## TASK INSTRUCTIONS:
Your task is to gather the lines below that hold the string "TypeScript".

## MATERIAL SHOWN:

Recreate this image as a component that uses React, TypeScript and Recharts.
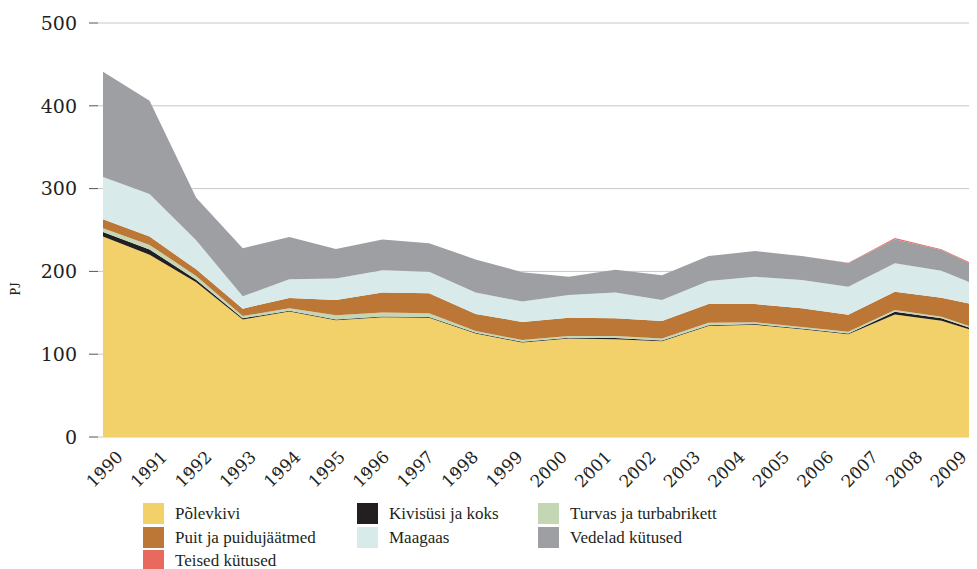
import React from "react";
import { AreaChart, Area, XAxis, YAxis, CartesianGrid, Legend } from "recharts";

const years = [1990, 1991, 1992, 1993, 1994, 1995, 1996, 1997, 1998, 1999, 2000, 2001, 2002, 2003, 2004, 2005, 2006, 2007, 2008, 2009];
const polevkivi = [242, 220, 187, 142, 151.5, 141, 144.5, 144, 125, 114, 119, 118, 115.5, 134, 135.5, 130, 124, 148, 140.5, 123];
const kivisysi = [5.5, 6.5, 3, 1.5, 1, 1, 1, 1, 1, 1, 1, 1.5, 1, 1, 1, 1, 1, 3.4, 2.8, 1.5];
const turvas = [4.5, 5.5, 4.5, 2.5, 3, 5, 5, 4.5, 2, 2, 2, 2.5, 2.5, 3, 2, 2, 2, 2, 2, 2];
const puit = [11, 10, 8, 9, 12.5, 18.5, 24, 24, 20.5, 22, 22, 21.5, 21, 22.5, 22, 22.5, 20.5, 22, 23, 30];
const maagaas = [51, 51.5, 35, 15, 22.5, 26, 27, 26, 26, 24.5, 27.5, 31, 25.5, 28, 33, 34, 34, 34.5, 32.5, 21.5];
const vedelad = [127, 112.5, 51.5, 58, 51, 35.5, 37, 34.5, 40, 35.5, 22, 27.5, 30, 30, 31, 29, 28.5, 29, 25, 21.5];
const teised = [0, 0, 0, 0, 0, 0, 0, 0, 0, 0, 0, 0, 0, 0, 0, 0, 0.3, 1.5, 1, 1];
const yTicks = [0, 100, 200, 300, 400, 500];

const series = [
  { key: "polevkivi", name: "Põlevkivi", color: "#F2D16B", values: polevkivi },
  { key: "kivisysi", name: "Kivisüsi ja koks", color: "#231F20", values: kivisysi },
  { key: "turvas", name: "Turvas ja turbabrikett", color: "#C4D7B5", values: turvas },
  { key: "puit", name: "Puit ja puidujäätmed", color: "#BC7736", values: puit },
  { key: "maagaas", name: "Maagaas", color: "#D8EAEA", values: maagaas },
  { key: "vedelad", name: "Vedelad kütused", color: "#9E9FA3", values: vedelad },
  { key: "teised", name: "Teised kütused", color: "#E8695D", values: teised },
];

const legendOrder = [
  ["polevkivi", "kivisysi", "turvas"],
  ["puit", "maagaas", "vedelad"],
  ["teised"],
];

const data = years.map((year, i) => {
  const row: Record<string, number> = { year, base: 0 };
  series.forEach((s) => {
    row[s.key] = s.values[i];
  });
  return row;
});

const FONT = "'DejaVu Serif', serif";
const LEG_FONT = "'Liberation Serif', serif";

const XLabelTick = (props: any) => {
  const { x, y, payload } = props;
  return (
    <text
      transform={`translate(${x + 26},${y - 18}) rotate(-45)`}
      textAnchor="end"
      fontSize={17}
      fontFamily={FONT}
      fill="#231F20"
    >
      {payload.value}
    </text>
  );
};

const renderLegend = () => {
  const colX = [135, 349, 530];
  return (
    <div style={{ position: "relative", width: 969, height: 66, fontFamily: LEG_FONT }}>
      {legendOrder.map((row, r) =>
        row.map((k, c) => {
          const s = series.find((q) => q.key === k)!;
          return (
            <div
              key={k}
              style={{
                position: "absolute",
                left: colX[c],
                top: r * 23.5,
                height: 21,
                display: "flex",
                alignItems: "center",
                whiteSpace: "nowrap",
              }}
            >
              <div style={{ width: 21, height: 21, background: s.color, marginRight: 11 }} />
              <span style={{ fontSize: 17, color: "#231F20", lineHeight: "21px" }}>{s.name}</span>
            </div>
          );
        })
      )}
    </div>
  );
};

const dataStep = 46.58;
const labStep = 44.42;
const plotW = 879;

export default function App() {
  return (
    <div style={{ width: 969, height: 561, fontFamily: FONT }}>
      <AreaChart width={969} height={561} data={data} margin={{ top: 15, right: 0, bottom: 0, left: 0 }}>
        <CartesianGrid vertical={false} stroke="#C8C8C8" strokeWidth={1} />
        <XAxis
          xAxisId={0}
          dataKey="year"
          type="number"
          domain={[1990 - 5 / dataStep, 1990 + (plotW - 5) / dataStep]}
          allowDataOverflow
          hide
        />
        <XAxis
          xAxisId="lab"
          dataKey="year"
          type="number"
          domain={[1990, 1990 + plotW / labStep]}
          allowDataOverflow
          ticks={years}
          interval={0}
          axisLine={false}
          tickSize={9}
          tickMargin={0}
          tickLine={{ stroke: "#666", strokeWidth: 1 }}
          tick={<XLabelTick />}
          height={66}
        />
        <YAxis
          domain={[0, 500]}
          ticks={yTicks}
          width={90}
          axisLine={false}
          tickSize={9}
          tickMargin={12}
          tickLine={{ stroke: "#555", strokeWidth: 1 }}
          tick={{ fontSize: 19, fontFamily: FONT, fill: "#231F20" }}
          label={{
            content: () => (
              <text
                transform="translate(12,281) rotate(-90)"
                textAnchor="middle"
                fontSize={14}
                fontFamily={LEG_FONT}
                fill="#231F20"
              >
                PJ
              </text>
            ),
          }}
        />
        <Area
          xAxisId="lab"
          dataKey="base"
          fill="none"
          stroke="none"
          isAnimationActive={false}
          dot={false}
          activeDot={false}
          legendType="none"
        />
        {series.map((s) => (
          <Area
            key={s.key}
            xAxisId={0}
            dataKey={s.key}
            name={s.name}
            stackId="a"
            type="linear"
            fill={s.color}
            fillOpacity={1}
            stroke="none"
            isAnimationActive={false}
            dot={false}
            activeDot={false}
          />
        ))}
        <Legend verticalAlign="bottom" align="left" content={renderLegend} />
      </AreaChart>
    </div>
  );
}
...
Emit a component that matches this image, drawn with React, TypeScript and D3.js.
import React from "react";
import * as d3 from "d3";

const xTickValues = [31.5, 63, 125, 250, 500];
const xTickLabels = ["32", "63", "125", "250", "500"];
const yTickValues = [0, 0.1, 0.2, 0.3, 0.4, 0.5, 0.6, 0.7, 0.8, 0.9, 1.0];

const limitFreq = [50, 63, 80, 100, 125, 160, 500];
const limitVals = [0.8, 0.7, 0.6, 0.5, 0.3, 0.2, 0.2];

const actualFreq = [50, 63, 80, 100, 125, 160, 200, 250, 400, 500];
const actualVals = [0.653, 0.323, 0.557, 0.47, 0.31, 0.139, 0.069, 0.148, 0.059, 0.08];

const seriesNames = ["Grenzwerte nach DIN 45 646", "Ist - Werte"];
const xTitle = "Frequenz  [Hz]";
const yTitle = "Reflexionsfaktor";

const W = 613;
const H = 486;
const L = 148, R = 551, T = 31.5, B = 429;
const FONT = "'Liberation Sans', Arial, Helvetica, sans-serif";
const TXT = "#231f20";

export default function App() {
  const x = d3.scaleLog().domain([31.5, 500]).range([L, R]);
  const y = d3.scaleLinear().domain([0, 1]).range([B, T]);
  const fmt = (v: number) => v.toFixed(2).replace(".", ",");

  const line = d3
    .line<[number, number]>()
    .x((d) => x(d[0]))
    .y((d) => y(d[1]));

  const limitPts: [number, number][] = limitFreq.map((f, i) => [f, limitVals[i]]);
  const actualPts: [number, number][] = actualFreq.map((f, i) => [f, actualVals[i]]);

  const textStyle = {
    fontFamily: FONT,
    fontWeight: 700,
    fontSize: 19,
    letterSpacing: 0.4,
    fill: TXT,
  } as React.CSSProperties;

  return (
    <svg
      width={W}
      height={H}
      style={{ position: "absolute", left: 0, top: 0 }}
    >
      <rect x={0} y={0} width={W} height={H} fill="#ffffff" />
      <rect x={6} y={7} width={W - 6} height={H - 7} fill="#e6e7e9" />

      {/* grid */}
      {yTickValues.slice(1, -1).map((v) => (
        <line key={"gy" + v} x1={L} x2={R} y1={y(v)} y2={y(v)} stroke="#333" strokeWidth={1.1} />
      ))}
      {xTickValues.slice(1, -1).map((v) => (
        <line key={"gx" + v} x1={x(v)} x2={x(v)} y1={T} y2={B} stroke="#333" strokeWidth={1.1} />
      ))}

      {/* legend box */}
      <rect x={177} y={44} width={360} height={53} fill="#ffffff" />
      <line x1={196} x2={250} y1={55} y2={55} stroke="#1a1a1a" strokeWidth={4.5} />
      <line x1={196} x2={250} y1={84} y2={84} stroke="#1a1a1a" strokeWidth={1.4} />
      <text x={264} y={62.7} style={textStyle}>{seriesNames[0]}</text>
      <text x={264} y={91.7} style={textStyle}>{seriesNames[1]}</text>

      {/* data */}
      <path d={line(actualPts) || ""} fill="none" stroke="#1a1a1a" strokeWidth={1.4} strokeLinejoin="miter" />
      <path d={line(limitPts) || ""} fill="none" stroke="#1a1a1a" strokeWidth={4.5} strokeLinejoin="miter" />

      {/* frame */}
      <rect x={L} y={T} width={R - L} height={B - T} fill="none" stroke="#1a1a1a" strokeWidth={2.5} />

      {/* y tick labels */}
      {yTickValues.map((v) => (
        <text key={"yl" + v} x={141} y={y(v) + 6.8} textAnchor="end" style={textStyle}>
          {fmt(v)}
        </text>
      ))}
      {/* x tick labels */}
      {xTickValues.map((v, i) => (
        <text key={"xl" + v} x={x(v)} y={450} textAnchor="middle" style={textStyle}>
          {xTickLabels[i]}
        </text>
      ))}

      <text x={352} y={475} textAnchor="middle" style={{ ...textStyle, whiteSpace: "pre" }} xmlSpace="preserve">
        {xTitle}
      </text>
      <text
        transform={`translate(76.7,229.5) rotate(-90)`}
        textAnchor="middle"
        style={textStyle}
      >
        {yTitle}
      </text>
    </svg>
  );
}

## WRITTEN REPLY:
Recreate this image as a component that uses React, TypeScript and Recharts.
Emit a component that matches this image, drawn with React, TypeScript and D3.js.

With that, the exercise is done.